The Mystery Airplane

The Republic XF-91 falls into the category of mixed powered point defense interceptors that followed World War II inspired by German experiments with the rocket powered Messerschmitt Me-163B Komet and Bachem Natter. Designed to a December 1945 Army Air Force requirement for a bomber interceptor that would be supersonic and could climb to 47,500 feet in two and a half minutes, Republic's AP-31 design was ordered on 29 March 1946. It was to join the French Sud-Quest Trident and British Saunders-Roe SR. 53 as mixed turbojet and rocket powered interceptors that became aeronautical dead ends.

Two XF-91s were ordered, serial numbers 46-680 and 46-681. Designed with a unique reverse taper wing that was narrower at the root than at the tip and with the ability to vary the wing's angle of incidence, the first prototype was flown on 9 May 1949 by Carl Bellinger at Muroc. The second aircraft followed on 14 October 1949. Both were flown initially with just the General Electric J47. It was not until 1952 that the four XLR-11 rocket motors were available.
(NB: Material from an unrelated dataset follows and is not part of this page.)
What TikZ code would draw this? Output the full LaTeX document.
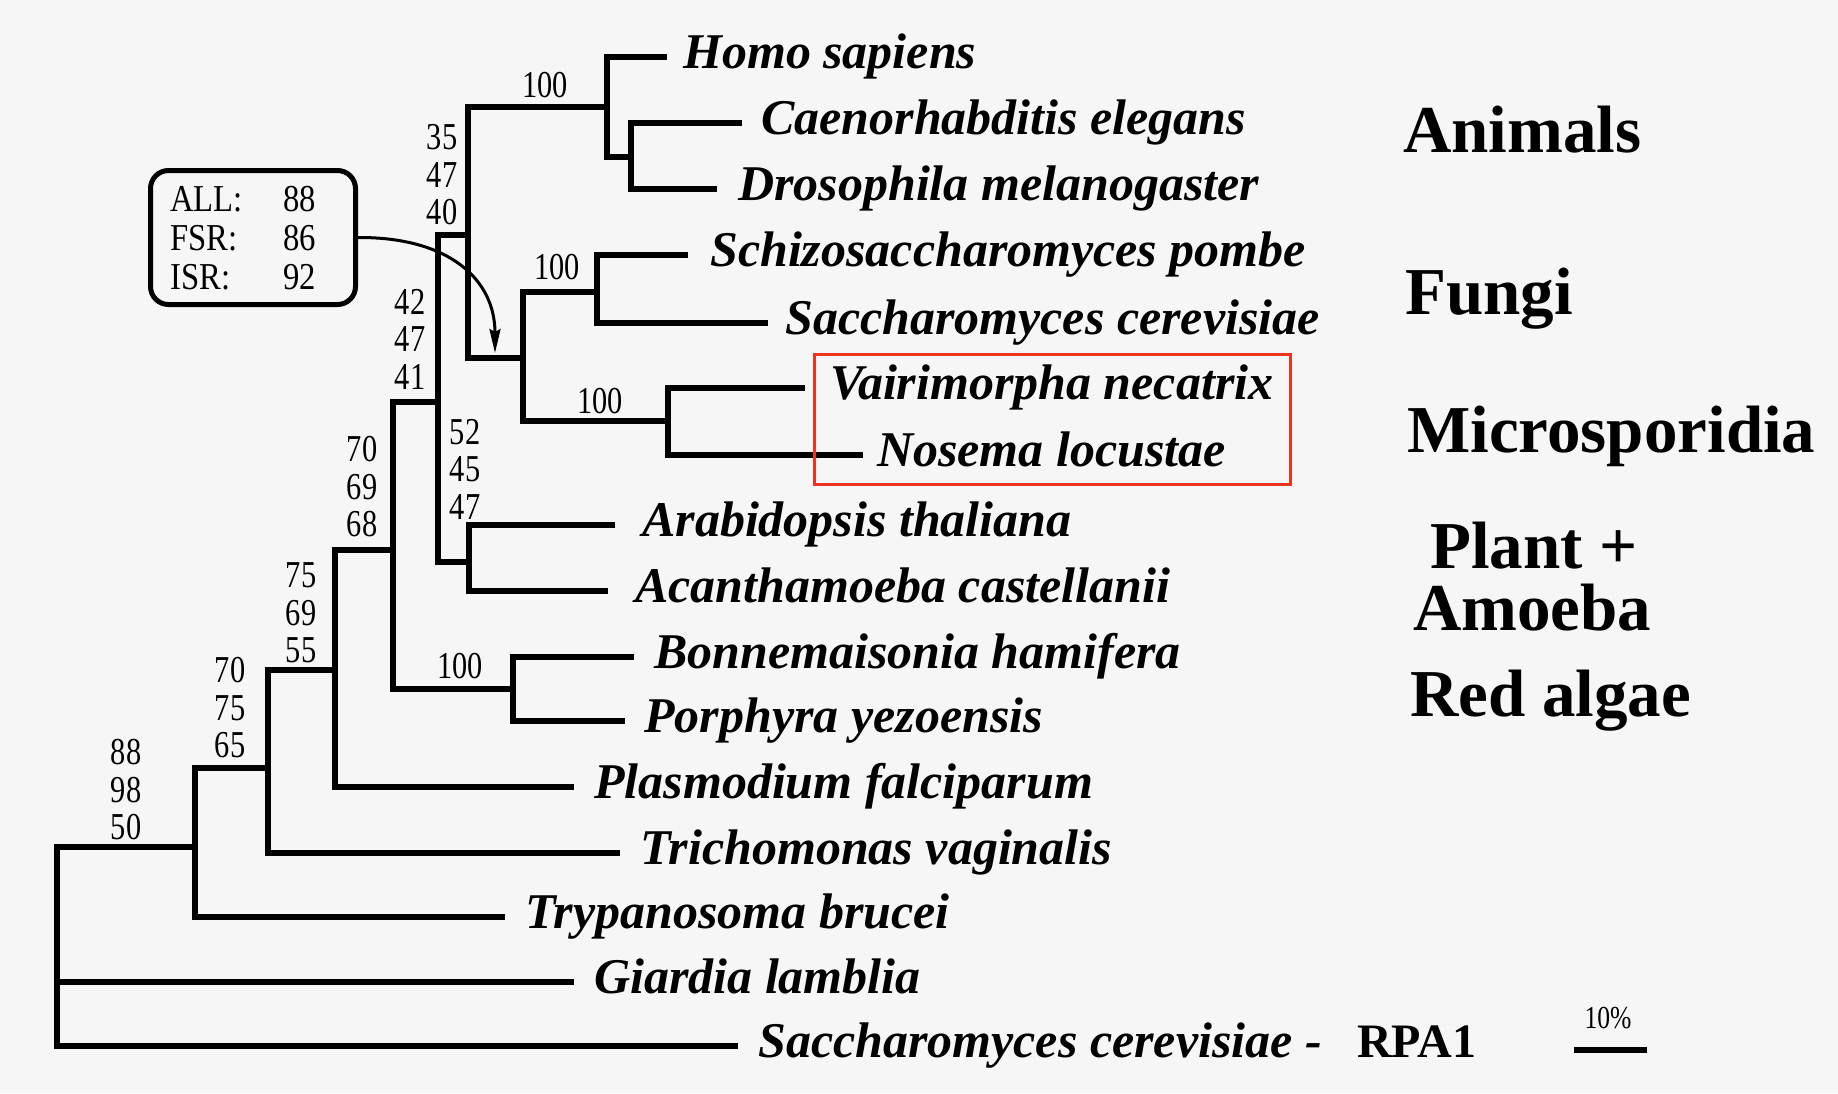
\documentclass[tikz,border=0pt]{standalone}
\usepackage{fontspec}
\setmainfont{Liberation Serif}
\newfontfamily\condserif[FakeStretch=0.8]{Liberation Serif}
\newfontfamily\boxserif[FakeStretch=0.86]{Liberation Serif}
\usetikzlibrary{arrows.meta}
\definecolor{bg}{RGB}{246,246,246}
\definecolor{redframe}{RGB}{238,52,30}
\begin{document}
\begin{tikzpicture}[x=1pt,y=-1pt,
  branch/.style={line width=6pt, line join=miter},
  species/.style={anchor=base west, inner sep=0pt, font=\fontsize{50}{60}\selectfont\bfseries\itshape},
  group/.style={anchor=base west, inner sep=0pt, font=\fontsize{67}{80}\selectfont\bfseries},
  boot/.style={inner sep=0pt, align=center, font=\fontsize{38}{37.5}\selectfont\condserif},
  boxtxt/.style={anchor=base west, inner sep=0pt, font=\fontsize{38}{38}\selectfont\boxserif},
]
\fill[bg] (0,0) rectangle (1838,1093);
\useasboundingbox (0,0) rectangle (1838,1093);

% leaf tips
\coordinate (lHom) at (667,57);
\coordinate (lCel) at (742,123);
\coordinate (lDro) at (717,189);
\coordinate (lSpo) at (688,255);
\coordinate (lSce) at (768,323);
\coordinate (lVai) at (805,388);
\coordinate (lNos) at (863,455);
\coordinate (lAra) at (615,525);
\coordinate (lAca) at (608,591);
\coordinate (lBon) at (634,657);
\coordinate (lPor) at (625,721);
\coordinate (lPla) at (574,787);
\coordinate (lTri) at (620,853);
\coordinate (lTry) at (505,917);
\coordinate (lGia) at (574,982);
\coordinate (lRPA) at (738,1046);

% internal nodes
\coordinate (nCD) at (631,157);
\coordinate (nAn) at (607,107);
\coordinate (nFu) at (597,292);
\coordinate (nMi) at (668,421);
\coordinate (nFM) at (523,358);
\coordinate (nAFM) at (468,235);
\coordinate (nPA) at (469,562);
\coordinate (nX) at (438,402);
\coordinate (nRA) at (513,689);
\coordinate (nY) at (393,550);
\coordinate (nZ) at (335,670);
\coordinate (nW) at (268,768);
\coordinate (nV) at (195,847);
\coordinate (root) at (57,982);

% branches
\draw[branch] (lCel) -| (nCD) |- (lDro);
\draw[branch] (lHom) -| (nAn) |- (nCD);
\draw[branch] (lSpo) -| (nFu) |- (lSce);
\draw[branch] (lVai) -| (nMi) |- (lNos);
\draw[branch] (nFu) -| (nFM) |- (nMi);
\draw[branch] (nAn) -| (nAFM) |- (nFM);
\draw[branch] (lAra) -| (nPA) |- (lAca);
\draw[branch] (nAFM) -| (nX) |- (nPA);
\draw[branch] (lBon) -| (nRA) |- (lPor);
\draw[branch] (nX) -| (nY) |- (nRA);
\draw[branch] (nY) -| (nZ) |- (lPla);
\draw[branch] (nZ) -| (nW) |- (lTri);
\draw[branch] (nW) -| (nV) |- (lTry);
\draw[branch] (nV) -| (root) |- (lRPA);
\draw[branch] (root) -- (lGia);

% species names
\node[species] (tHom) at (683,68) {Homo sapiens};
\node[species] (tCel) at (761,134) {Caenorhabditis elegans};
\node[species] (tDro) at (738,200) {Drosophila melanogaster};
\node[species] (tSpo) at (710,266) {Schizosaccharomyces pombe};
\node[species] (tSce) at (785,334) {Saccharomyces cerevisiae};
\node[species] (tVai) at (830,399) {Vairimorpha necatrix};
\node[species] (tNos) at (877,466) {Nosema locustae};
\node[species] (tAra) at (642,536) {Arabidopsis thaliana};
\node[species] (tAca) at (635,602) {Acanthamoeba castellanii};
\node[species] (tBon) at (654,668) {Bonnemaisonia hamifera};
\node[species] (tPor) at (644,732) {Porphyra yezoensis};
\node[species] (tPla) at (594,798) {Plasmodium falciparum};
\node[species] (tTri) at (640,864) {Trichomonas vaginalis};
\node[species] (tTry) at (525,928) {Trypanosoma brucei};
\node[species] (tGia) at (594,993) {Giardia lamblia};
\node[species] (tRPA) at (758,1057) {Saccharomyces cerevisiae -};
\node[anchor=base west, inner sep=0pt, font=\fontsize{48}{58}\selectfont\bfseries] (tRPA1) at (1357,1057) {RPA1};

% highlight frame
\node[draw=redframe, line width=3pt, minimum width=476pt, minimum height=130pt, inner sep=0pt] (micbox) at (1052.5,419) {};

% support values
\node[boot] (s1) at (545,85) {100};
\node[boot] (s2) at (557,267) {100};
\node[boot] (s3) at (600,401) {100};
\node[boot] (s4) at (460,666) {100};
\node[boot] (b1) at (442,175) {35\\47\\40};
\node[boot] (b2) at (410,339) {42\\47\\41};
\node[boot] (b3) at (465,469) {52\\45\\47};
\node[boot] (b4) at (362,487) {70\\69\\68};
\node[boot] (b5) at (301,613) {75\\69\\55};
\node[boot] (b6) at (230,708) {70\\75\\65};
\node[boot] (b7) at (126,790) {88\\98\\50};

% group labels
\node[group] (gAn) at (1403,152) {Animals};
\node[group] (gFu) at (1405,314) {Fungi};
\node[group] (gMi) at (1407,452) {Microsporidia};
\node[group] (gPl) at (1430,568) {Plant +};
\node[group] (gAm) at (1413,630) {Amoeba};
\node[group] (gRe) at (1410,716) {Red algae};

% support box
\node[draw, line width=5pt, rounded corners=18pt, minimum width=205pt, minimum height=134pt, inner sep=0pt] (bs) at (253,237.5) {};
\node[boxtxt] (kALL) at (170,211) {ALL:};
\node[boxtxt] (kFSR) at (170,250) {FSR:};
\node[boxtxt] (kISR) at (170,289) {ISR:};
\node[boxtxt] (vALL) at (283,211) {88};
\node[boxtxt] (vFSR) at (283,250) {86};
\node[boxtxt] (vISR) at (283,289) {92};
\coordinate (arrTip) at (495,353);
\draw[line width=3pt, -{Stealth[length=24pt,width=11pt,inset=3pt]}] (bs.east) .. controls (450,237) and (495,280) .. (arrTip);

% scale bar
\coordinate (sbL) at (1574,1050);
\coordinate (sbR) at (1647,1050);
\draw[line width=6pt] (sbL) -- (sbR);
\node[anchor=base, inner sep=0pt, font=\fontsize{32}{36}\selectfont\condserif] (sblab) at (1608,1028) {10\%};
\end{tikzpicture}
\end{document}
Unfortunately, these rockets were not known for reliability, often exploding without warning. On 9 December 1952, at Edwards AFB, Russell Roth made the first supersonic flight by an American combat aircraft reaching Mach 1.18 on combined turbojet and rocket power.

One downfall of the Thunderceptor was its short flight endurance, only 25 minutes. Flight tests also showed its intended top speed of Mach 1.4 was impossible as the airframe would have ben shaken to pieces. Meant to be armed with four 20 mm cannon, development was halted in favor of the program that produced the missile armed Convair F-102 Delta Dagger. The surviving XF-91, 46-680 was delivered to the Air Force Museum in May 1955 for display. Needless to say, the Thunderceptor made Bill Yenne's and Jim Winchester's books of "World's Worst Aircraft."